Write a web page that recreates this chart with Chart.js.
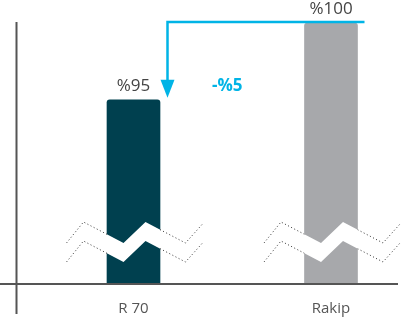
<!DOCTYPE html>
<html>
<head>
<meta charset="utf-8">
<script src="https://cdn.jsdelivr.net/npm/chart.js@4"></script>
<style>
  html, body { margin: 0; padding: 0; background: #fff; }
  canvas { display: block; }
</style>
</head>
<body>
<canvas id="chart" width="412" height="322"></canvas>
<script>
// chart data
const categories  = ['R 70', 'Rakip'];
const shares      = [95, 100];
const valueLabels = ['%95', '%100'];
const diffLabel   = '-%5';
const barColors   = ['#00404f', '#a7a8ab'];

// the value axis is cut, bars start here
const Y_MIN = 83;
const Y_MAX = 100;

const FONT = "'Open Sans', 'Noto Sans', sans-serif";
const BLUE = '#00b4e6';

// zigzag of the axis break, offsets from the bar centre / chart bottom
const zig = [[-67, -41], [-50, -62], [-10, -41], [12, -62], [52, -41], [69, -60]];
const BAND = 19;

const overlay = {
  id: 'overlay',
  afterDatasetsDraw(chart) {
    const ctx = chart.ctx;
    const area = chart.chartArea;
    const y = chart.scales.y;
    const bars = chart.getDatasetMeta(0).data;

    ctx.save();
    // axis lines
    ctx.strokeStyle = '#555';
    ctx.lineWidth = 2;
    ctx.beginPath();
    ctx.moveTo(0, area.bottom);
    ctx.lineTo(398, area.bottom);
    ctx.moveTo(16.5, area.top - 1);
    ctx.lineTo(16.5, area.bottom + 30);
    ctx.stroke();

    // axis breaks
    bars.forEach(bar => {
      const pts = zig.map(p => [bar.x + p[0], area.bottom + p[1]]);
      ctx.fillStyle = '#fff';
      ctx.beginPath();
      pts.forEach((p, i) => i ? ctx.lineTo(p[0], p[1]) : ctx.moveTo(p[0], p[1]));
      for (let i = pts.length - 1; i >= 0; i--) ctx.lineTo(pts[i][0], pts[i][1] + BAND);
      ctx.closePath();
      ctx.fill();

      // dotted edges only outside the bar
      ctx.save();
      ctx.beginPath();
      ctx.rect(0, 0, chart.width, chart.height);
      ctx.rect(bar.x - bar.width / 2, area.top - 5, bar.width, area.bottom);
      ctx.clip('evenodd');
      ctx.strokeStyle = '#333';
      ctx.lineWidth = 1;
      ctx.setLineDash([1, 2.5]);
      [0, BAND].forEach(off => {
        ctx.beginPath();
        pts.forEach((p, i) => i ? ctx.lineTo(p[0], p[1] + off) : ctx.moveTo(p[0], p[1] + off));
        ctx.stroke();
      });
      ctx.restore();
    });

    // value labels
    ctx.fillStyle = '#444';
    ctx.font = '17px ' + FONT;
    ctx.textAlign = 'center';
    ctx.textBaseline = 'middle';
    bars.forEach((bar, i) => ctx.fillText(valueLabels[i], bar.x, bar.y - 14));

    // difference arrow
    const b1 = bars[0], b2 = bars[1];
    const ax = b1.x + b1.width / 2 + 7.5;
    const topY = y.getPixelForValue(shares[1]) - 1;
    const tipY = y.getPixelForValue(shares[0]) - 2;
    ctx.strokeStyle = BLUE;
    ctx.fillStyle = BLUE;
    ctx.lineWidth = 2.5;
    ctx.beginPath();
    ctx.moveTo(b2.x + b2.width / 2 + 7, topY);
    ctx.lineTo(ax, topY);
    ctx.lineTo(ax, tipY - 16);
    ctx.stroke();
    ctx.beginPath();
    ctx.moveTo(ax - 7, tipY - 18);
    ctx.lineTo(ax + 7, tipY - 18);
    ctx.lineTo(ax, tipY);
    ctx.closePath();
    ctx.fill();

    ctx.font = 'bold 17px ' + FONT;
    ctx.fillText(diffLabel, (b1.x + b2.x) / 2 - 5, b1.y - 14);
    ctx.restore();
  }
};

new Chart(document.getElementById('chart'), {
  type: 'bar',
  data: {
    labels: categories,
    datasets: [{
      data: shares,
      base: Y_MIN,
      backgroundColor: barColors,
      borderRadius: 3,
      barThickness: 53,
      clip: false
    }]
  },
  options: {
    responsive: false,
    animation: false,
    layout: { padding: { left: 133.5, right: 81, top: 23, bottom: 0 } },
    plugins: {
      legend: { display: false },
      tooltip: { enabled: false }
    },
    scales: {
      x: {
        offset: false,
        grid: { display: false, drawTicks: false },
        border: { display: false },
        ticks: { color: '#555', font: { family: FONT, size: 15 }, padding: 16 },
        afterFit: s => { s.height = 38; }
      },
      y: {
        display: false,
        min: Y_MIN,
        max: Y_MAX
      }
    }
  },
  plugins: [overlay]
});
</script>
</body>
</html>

········

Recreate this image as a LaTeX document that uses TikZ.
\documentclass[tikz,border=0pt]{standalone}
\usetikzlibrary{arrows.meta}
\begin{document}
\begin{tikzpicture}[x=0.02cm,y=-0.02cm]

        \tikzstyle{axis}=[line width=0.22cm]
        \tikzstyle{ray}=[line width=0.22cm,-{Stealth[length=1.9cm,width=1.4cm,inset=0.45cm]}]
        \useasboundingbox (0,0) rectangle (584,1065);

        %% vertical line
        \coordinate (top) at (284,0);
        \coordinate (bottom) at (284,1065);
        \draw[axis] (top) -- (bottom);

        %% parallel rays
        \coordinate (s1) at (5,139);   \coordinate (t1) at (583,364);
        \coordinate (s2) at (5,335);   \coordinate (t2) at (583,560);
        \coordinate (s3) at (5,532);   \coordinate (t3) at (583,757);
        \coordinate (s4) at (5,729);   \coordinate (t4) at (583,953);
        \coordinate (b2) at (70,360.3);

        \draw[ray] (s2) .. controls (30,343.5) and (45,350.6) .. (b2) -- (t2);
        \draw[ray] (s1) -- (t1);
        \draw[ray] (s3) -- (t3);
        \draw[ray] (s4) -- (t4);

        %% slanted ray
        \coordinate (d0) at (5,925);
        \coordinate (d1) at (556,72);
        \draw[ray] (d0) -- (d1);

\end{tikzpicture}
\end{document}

········

# WHAT THE EXERCISE ASKS:
Search the material above for "that". Pull out each line where it shows up.

# RESULT BELOW:
Write a web page that recreates this chart with Chart.js.
Recreate this image as a LaTeX document that uses TikZ.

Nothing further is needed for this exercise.